Word
Of
The
Day
frowsy
frowsy \FROW-zee\
adjective
Something described as frowsy has a messy or dirty appearance.
// The lamp, discovered in a neglected corner of a
frowsy antique store, turned out to be quite valuable.
See the entry >
Examples:
“Footage from his early shows is sublime. In one, models with
frowsy hair totter along the catwalk in clogs, clutching—for reasons not explained—dead mackerel.” — Jess Cartner-Morley,
The Guardian (London), 4 Mar. 2024
Did you know?
Despite its meanings suggesting neglect and inattention,
frowsy has been kept in steady rotation by English users since the late 1600s. The word (which is also spelled
frowzy and has enjoyed other variants over the centuries) first wafted into the language in an
olfactory sense describing that which smells
fusty and
musty—an old factory, perhaps, or “corrupt air from animal substance,” which Benjamin Franklin described as “frouzy” in a 1773 letter.

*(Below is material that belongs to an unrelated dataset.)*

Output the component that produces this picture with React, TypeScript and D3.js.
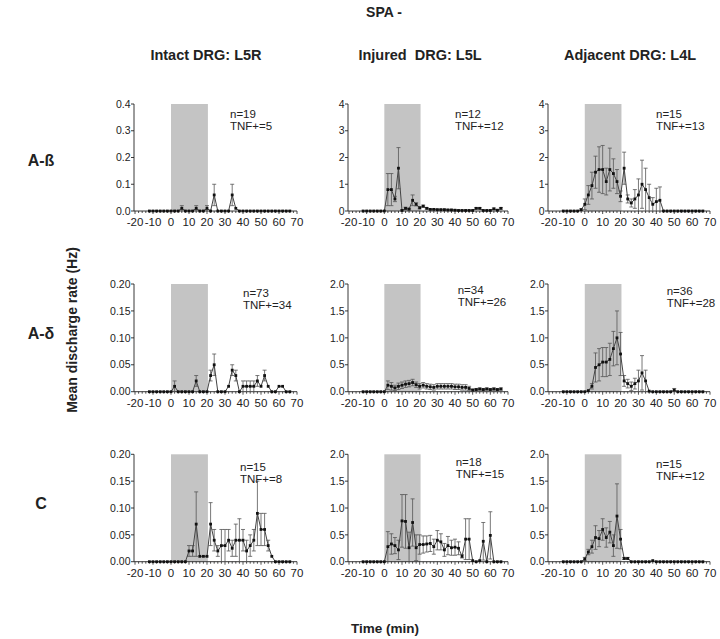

Frowsy later gained an additional sense describing the appearance of something (or someone) disheveled or unkempt. Charles Dickens was a big fan of this usage, writing of “frowzy fields, and cowhouses” in
Dombey and Son and “a frowzy fringe” of hair hanging about someone’s ears in
The Old Curiosity Shop. Both senses are still in use today.